Знакомлюсь с другими русскими. Игорь Романович Ратинов. Кадетом он не был, учился в гимназии. И я примечаю в разговоре с ним, для которого мы устроились на уютную лавочку под раскидистым кустом незнакомого мне тропического растения, что он несколько иронично отзывается о «кадетском братстве», которым так дорожат мои новые друзья. И Волков потом скажет: «Они нам все-таки завидуют! Ну а как мы этих гимназистов можем принять в свой кадетский круг? И называть их «кадетами»? Не-ет... Точно так же никогда не бывавшего в Сибири человека, не испытавшего сибирских морозов, как называть сибиряком?!»

Игорь Романович сыплет «деталями» из истории России. Прошлой. Нынешней. Говорим, конечно, и об «этой перестройке».

– Кто такой Горбачёв, понятно уже – болтун, демагог, сдаёт вас американцам, а кто этот Ельцин или Эльцин, как упоминают его в газетах на разные лады, мы тут пока не разобрались.

– У нас пока тоже не все разобрались... А пора бы!

Подсела миловидная женщина, с интересом прислушивается нашему разговору.

– Вот познакомьтесь, человек из России, – говорит Ратинов.

– Катя, – называет себя она и протягивает руку. – А я уже поняла, что вы оттуда... Ну и как там?..

- Как «там»? Понимаю: вот это главное, что ждут здесь от меня. И катится разговор: политика, экономика, свобода, несвобода, очередной обман народа, или – уже назад дороги не будет...

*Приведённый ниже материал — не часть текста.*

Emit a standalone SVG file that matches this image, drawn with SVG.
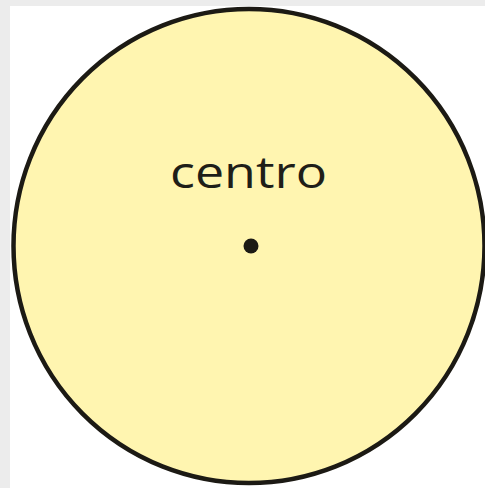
<svg xmlns="http://www.w3.org/2000/svg" width="485" height="488" viewBox="0 0 485 488">
  <style>
    .label { font-family: "Open Sans", "Noto Sans", "DejaVu Sans", sans-serif; font-size: 44px; font-weight: 500; fill: #1e1e18; }
  </style>
  <rect x="0" y="0" width="485" height="488" fill="#ececec"/>
  <rect x="10" y="6" width="475" height="482" fill="#ffffff"/>
  <g id="circle">
    <ellipse cx="249" cy="246" rx="235.5" ry="237" fill="#fff5b0" stroke="#1c1a14" stroke-width="4.5"/>
  </g>
  <g id="centro">
    <text class="label" x="170" y="188" textLength="157" lengthAdjust="spacingAndGlyphs">centro</text>
    <circle cx="251" cy="246" r="7.5" fill="#1c1a14"/>
  </g>
  <g id="connectors"></g>
</svg>
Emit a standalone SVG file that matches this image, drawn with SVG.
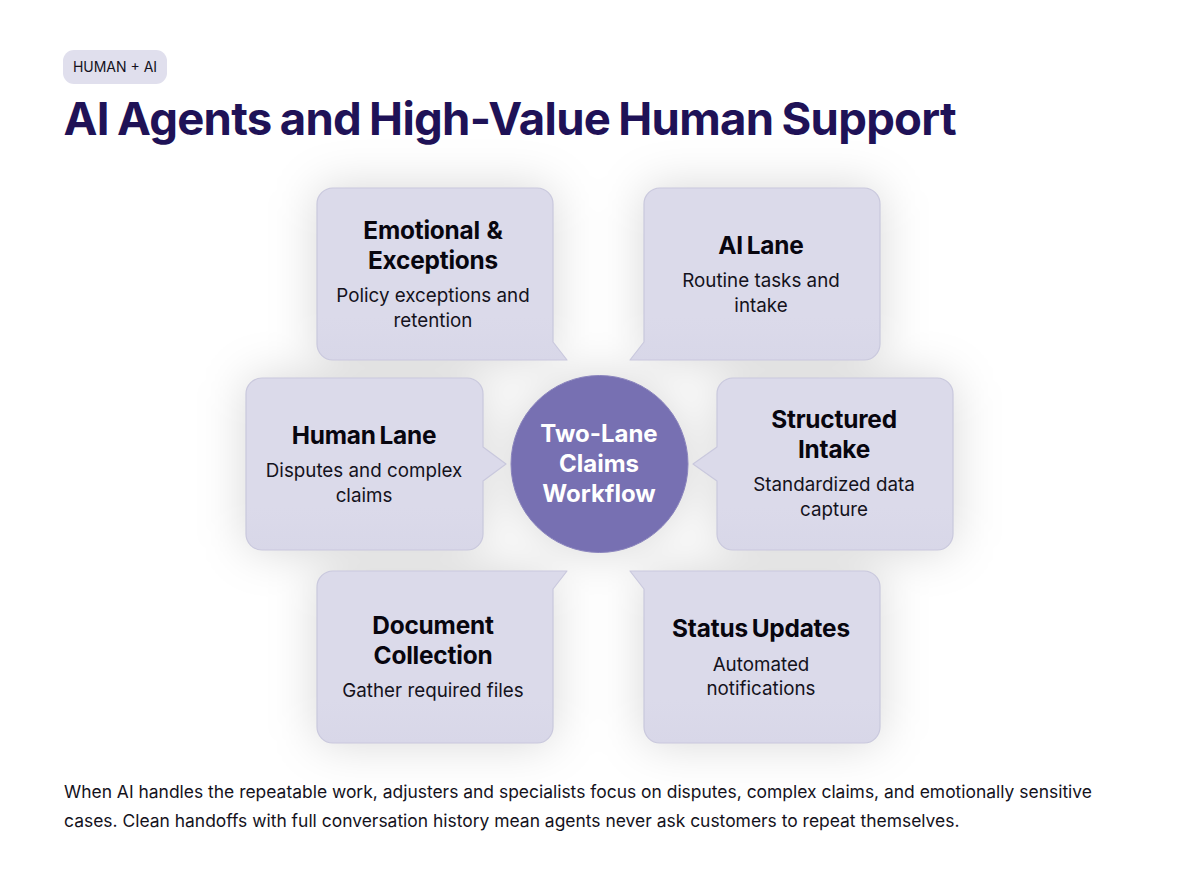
<svg xmlns="http://www.w3.org/2000/svg" width="1200" height="885" viewBox="0 0 1200 885">
<style>
text{font-family:Inter,"Liberation Sans",sans-serif}
.card{fill:url(#cardfill);stroke:#c9c8dd;stroke-width:1.2;stroke-linejoin:round}
.h{font-size:24.400px;font-weight:700;fill:#08060f;text-anchor:middle;letter-spacing:-.2px;word-spacing:-1.800px}
.s{font-size:18.800px;font-weight:400;fill:#14121c;text-anchor:middle}
.c{font-size:24px;font-weight:700;fill:#fff;text-anchor:middle}
</style>
<defs>
<linearGradient id="cardfill" x1="0" y1="0" x2="0" y2="1"><stop offset="0" stop-color="#dbdaea"/><stop offset=".75" stop-color="#dbdaea"/><stop offset="1" stop-color="#d8d7e8"/></linearGradient>
<filter id="sh" x="-30%" y="-30%" width="160%" height="160%" filterUnits="objectBoundingBox"><feGaussianBlur stdDeviation="24"/></filter>
</defs>
<rect width="1200" height="885" fill="#fff"/>
<g id="shadow" filter="url(#sh)" fill="#000" fill-opacity=".16">
<rect x="317" y="188" width="236" height="172" rx="16"/>
<rect x="644" y="188" width="236" height="172" rx="16"/>
<rect x="246" y="378" width="237" height="172" rx="16"/>
<rect x="717" y="378" width="236" height="172" rx="16"/>
<rect x="317" y="571" width="236" height="172" rx="16"/>
<rect x="644" y="571" width="236" height="172" rx="16"/>
<circle cx="599.5" cy="464" r="89"/>
</g>
<g id="badge"><rect x="63" y="50" width="104" height="34" rx="11" fill="#e0dfed"/><text x="115" y="71.500" font-size="14" fill="#14121c" text-anchor="middle">HUMAN + AI</text></g>
<text id="title" x="63.500" y="135" font-size="45.500" font-weight="700" fill="#1f1257" letter-spacing="-.7" word-spacing="-2">AI Agents and High-Value Human Support</text>
<g id="connectors"/>
<g id="node-emotional"><path class="card" d="M333 188H537a16 16 0 0 1 16 16V342L567 360H333a16 16 0 0 1-16-16V204a16 16 0 0 1 16-16Z"/><text class="h" x="433" y="239" style="word-spacing:1px">Emotional &amp;</text><text class="h" x="433" y="269">Exceptions</text><text class="s" x="433" y="302">Policy exceptions and</text><text class="s" x="433" y="326.500">retention</text></g>
<g id="node-ai-lane"><path class="card" d="M660 188H864a16 16 0 0 1 16 16V344a16 16 0 0 1-16 16H630L644 342V204a16 16 0 0 1 16-16Z"/><text class="h" x="761" y="254">AI Lane</text><text class="s" x="761" y="287">Routine tasks and</text><text class="s" x="761" y="311.500">intake</text></g>
<g id="node-human-lane"><path class="card" d="M262 378H467a16 16 0 0 1 16 16V447L506 464L483 481V534a16 16 0 0 1-16 16H262a16 16 0 0 1-16-16V394a16 16 0 0 1 16-16Z"/><text class="h" x="364" y="444">Human Lane</text><text class="s" x="364" y="477">Disputes and complex</text><text class="s" x="364" y="501.500">claims</text></g>
<g id="node-structured"><path class="card" d="M733 378H937a16 16 0 0 1 16 16V534a16 16 0 0 1-16 16H733a16 16 0 0 1-16-16V481L693 464L717 447V394a16 16 0 0 1 16-16Z"/><text class="h" x="834" y="428">Structured</text><text class="h" x="834" y="458">Intake</text><text class="s" x="834" y="491">Standardized data</text><text class="s" x="834" y="515.500">capture</text></g>
<g id="node-document"><path class="card" d="M317 587a16 16 0 0 1 16-16H567L553 589V727a16 16 0 0 1-16 16H333a16 16 0 0 1-16-16Z"/><text class="h" x="433" y="634">Document</text><text class="h" x="433" y="664">Collection</text><text class="s" x="433" y="697">Gather required files</text></g>
<g id="node-status"><path class="card" d="M630 571H864a16 16 0 0 1 16 16V727a16 16 0 0 1-16 16H660a16 16 0 0 1-16-16V589Z"/><text class="h" x="761" y="637">Status Updates</text><text class="s" x="761" y="670.500">Automated</text><text class="s" x="761" y="695">notifications</text></g>
<g id="node-center"><circle cx="599.5" cy="464" r="88.500" fill="#7770b2" stroke="#8a84bd"/><text class="c" x="599" y="442">Two-Lane</text><text class="c" x="599" y="472">Claims</text><text class="c" x="599" y="502">Workflow</text></g>
<g id="footer" font-size="17.450" fill="#14121c"><text x="64" y="798">When AI handles the repeatable work, adjusters and specialists focus on disputes, complex claims, and emotionally sensitive</text><text x="64" y="827">cases. Clean handoffs with full conversation history mean agents never ask customers to repeat themselves.</text></g>
</svg>
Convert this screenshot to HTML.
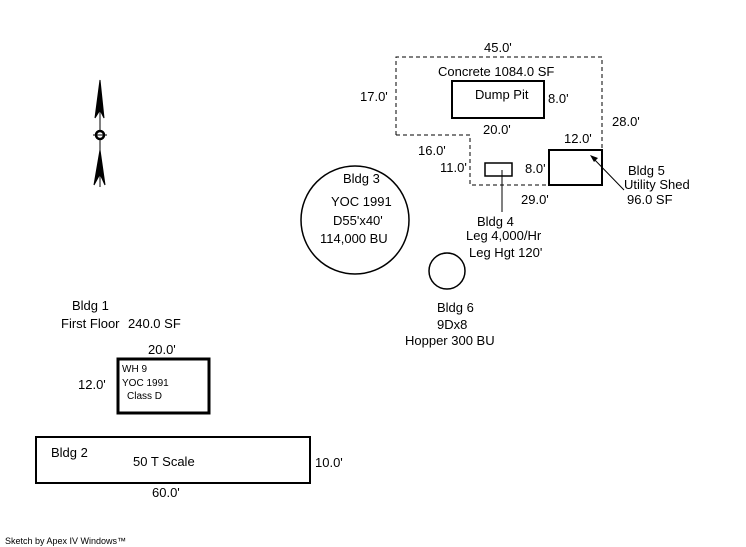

– ... Смута, одним словом, – где-то на середине наших восклицаний и вздохов подчеркиваю свои умозаключения о «текущем моменте». – Нечто похожее на то, что происходило в двадцатые годы после революции и гражданской войны: калифствуют новые комиссары, теперь гнобится уже не историческая Россия, а отрицается весь советский период, у русских требуют какого то «покаяния». Как будто одни русские разрушали храмы, томили народ в лагерях, раскулачивали, расстреливали... Не могут простить Сталину, что этот «коварный азиат» в тридцатых совершил контрреволюцию, «зачистил» всю эту камарилью, называвшую себя «ленинской гвардией», вернул России её историю, она ведь до 16 марта тридцать четвертого года была под запретом... Сделал страну индустриальной державой, что дало силы одолеть в войне Гитлера, германский фашизм... Крови пролито немало. Но ведь это в окружении внешних и не придуманных, как нынче, внутренних врагов. Тех самых, внутренних, с барашковыми шевелюрами... Они вот в первую голову и верховодят сейчас вновь в стране, захватив все средства информации. Прибирают к рукам финансы и экономику... Что-то грядет еще... Непонятное пока, но грядет!.. Георгий Григорьевич мудрый человек. Он хоть и радовался «неожиданным свободам», когда был у меня в Тюмени в прошлом году, а на прощание сказал: «Не затягивай свой приезд к нам, чую, дальше будет труднее приехать: много непонятного пока происходит в России... Чую!»